TrainingMemoryConfig

FastConstruction()

Creates a configuration for fast model construction (good for testing).

public static TrainingMemoryConfig FastConstruction()

Returns

TrainingMemoryConfig

Remarks

Uses lazy initialization to defer weight allocation, making network construction fast. Useful when you just want to inspect the network architecture or run tests.

ForConvNets()

Creates a configuration optimized for convolutional networks.

public static TrainingMemoryConfig ForConvNets()

Returns

TrainingMemoryConfig

ForTransferLearning(string, WeightFileFormat)

Creates a configuration for transfer learning from a pre-trained model.

public static TrainingMemoryConfig ForTransferLearning(string weightsPath, WeightFileFormat format = WeightFileFormat.Auto)

Parameters

weightsPath string

Path to the pre-trained weights file.

format WeightFileFormat

Format of the weights file. Default is auto-detect.

Returns

TrainingMemoryConfig

Remarks

For Beginners: Transfer learning lets you start with a model that was already trained on a similar task. This is much faster than training from scratch and often produces better results, especially with limited data.

ForTransformers()

Creates a configuration optimized for transformer models.

public static TrainingMemoryConfig ForTransformers()

Returns

TrainingMemoryConfig

MemoryEfficient()

Creates a memory-efficient configuration for large models.
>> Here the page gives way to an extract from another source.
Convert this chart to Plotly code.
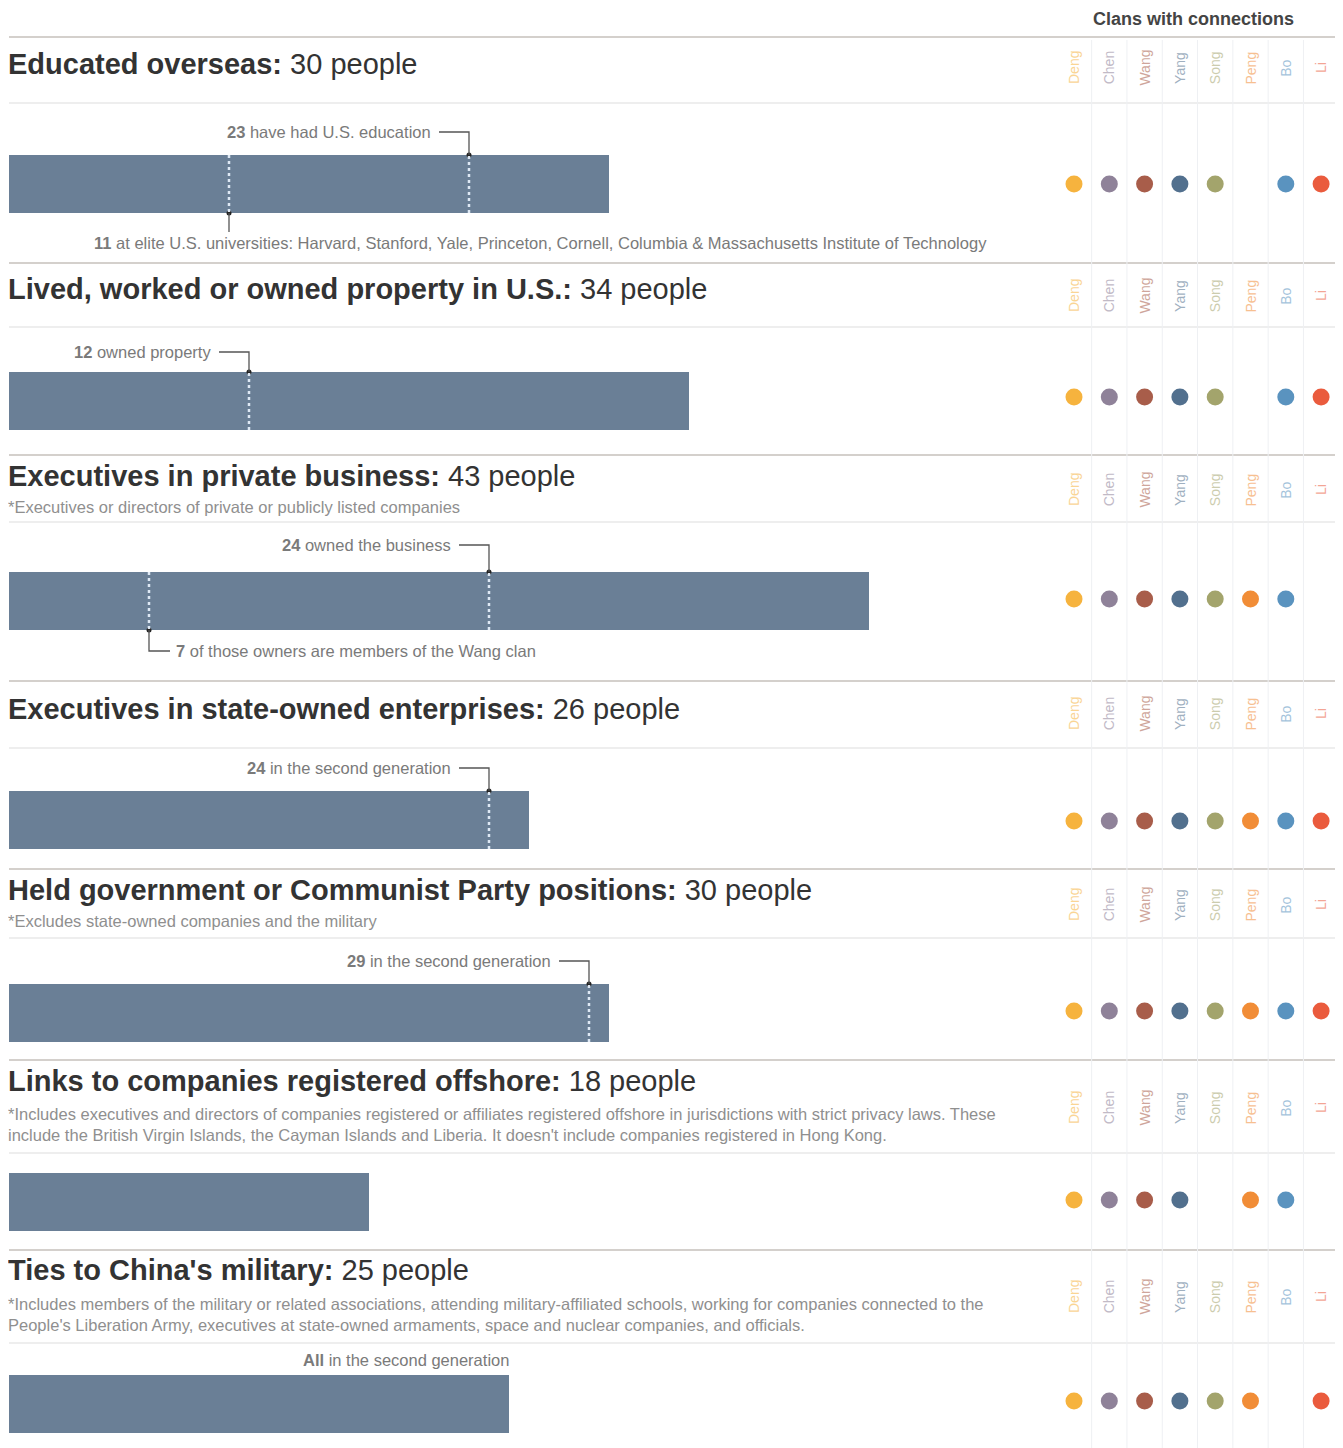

public static TrainingMemoryConfig MemoryEfficient()

Returns

TrainingMemoryConfig

Remarks

Enables gradient checkpointing and activation pooling for maximum memory savings. Best for training models that don't fit in GPU memory otherwise.

MultiGpu(int)

Creates a configuration for multi-GPU training.

public static TrainingMemoryConfig MultiGpu(int numDevices)

Parameters

numDevices int

Number of GPUs to use.

Returns

TrainingMemoryConfig

SpeedOptimized()

Creates a speed-optimized configuration (less memory optimization).

public static TrainingMemoryConfig SpeedOptimized()

Returns

TrainingMemoryConfig

Remarks

Disables gradient checkpointing for maximum speed. Best when you have enough GPU memory for your model.